[Some records]
>> BEGIN

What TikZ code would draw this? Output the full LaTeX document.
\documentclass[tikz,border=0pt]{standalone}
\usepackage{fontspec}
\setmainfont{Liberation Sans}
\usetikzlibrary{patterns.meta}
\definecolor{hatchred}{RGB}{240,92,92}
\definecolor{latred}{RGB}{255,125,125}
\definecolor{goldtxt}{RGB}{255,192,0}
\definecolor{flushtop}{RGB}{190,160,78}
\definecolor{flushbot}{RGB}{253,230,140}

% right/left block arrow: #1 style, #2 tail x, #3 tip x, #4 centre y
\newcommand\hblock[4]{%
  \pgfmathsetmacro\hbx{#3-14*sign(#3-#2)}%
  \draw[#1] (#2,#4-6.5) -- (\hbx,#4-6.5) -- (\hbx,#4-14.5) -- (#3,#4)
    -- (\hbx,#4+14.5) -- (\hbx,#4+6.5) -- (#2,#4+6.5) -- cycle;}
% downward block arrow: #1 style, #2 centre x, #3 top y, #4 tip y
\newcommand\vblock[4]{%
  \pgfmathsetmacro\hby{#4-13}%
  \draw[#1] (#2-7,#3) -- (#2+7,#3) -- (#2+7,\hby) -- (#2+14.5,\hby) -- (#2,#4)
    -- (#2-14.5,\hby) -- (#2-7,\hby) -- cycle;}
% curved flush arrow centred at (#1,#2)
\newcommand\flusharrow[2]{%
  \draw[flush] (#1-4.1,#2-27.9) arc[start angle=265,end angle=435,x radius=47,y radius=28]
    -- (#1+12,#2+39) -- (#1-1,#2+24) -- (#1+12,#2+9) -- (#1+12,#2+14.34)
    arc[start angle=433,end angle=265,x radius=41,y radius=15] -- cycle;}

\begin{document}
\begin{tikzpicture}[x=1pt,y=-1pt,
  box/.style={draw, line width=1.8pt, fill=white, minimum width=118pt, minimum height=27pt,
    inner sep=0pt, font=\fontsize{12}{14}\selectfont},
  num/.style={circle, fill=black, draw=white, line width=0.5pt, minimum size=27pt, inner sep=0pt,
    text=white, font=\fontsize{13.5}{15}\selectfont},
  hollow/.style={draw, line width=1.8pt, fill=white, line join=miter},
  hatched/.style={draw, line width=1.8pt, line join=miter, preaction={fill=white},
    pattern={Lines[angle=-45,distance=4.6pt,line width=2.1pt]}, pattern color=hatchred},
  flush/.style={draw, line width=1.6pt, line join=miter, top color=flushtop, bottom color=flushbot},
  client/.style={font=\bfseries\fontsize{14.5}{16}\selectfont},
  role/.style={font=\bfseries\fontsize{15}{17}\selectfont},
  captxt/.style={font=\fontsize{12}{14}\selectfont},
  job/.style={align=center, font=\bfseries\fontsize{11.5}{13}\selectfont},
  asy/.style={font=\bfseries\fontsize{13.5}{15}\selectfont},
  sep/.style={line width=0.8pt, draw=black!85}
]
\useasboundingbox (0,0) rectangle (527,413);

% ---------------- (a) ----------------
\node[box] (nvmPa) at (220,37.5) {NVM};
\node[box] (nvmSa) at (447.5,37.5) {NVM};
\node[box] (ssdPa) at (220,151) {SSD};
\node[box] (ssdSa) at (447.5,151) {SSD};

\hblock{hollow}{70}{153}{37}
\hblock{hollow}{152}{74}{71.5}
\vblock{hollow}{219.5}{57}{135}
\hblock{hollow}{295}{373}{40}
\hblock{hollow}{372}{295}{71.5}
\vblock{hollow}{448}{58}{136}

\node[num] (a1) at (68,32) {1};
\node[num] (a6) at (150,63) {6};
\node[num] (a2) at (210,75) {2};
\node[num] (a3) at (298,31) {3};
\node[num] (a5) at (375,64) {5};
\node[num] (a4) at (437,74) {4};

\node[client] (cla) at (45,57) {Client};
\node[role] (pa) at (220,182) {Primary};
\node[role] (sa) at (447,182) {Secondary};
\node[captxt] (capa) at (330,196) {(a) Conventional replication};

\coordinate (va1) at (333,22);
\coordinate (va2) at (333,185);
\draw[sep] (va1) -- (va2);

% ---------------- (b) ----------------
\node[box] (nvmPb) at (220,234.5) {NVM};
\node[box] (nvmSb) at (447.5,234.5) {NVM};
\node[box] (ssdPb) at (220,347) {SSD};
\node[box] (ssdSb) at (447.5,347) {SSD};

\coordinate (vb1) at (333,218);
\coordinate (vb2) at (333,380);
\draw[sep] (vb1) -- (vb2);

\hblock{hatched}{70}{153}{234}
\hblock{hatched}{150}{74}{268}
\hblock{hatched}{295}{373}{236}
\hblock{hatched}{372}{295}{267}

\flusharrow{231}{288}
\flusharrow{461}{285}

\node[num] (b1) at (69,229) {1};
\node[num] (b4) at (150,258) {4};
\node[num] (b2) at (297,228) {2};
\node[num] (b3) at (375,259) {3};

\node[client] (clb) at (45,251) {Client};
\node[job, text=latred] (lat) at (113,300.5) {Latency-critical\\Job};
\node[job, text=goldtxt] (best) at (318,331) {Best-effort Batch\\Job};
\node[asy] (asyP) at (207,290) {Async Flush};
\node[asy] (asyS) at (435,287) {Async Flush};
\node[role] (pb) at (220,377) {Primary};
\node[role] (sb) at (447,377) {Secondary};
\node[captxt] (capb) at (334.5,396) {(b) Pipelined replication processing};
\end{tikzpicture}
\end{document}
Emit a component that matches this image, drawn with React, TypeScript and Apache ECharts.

>> END

Request →
Repeat exactly, please, each line from the beginning of the data through the line with "arc[start angle=433,end angle=265,x" in it, and only those lines.

Expected answer →
What TikZ code would draw this? Output the full LaTeX document.
\documentclass[tikz,border=0pt]{standalone}
\usepackage{fontspec}
\setmainfont{Liberation Sans}
\usetikzlibrary{patterns.meta}
\definecolor{hatchred}{RGB}{240,92,92}
\definecolor{latred}{RGB}{255,125,125}
\definecolor{goldtxt}{RGB}{255,192,0}
\definecolor{flushtop}{RGB}{190,160,78}
\definecolor{flushbot}{RGB}{253,230,140}

% right/left block arrow: #1 style, #2 tail x, #3 tip x, #4 centre y
\newcommand\hblock[4]{%
  \pgfmathsetmacro\hbx{#3-14*sign(#3-#2)}%
  \draw[#1] (#2,#4-6.5) -- (\hbx,#4-6.5) -- (\hbx,#4-14.5) -- (#3,#4)
    -- (\hbx,#4+14.5) -- (\hbx,#4+6.5) -- (#2,#4+6.5) -- cycle;}
% downward block arrow: #1 style, #2 centre x, #3 top y, #4 tip y
\newcommand\vblock[4]{%
  \pgfmathsetmacro\hby{#4-13}%
  \draw[#1] (#2-7,#3) -- (#2+7,#3) -- (#2+7,\hby) -- (#2+14.5,\hby) -- (#2,#4)
    -- (#2-14.5,\hby) -- (#2-7,\hby) -- cycle;}
% curved flush arrow centred at (#1,#2)
\newcommand\flusharrow[2]{%
  \draw[flush] (#1-4.1,#2-27.9) arc[start angle=265,end angle=435,x radius=47,y radius=28]
    -- (#1+12,#2+39) -- (#1-1,#2+24) -- (#1+12,#2+9) -- (#1+12,#2+14.34)
    arc[start angle=433,end angle=265,x radius=41,y radius=15] -- cycle;}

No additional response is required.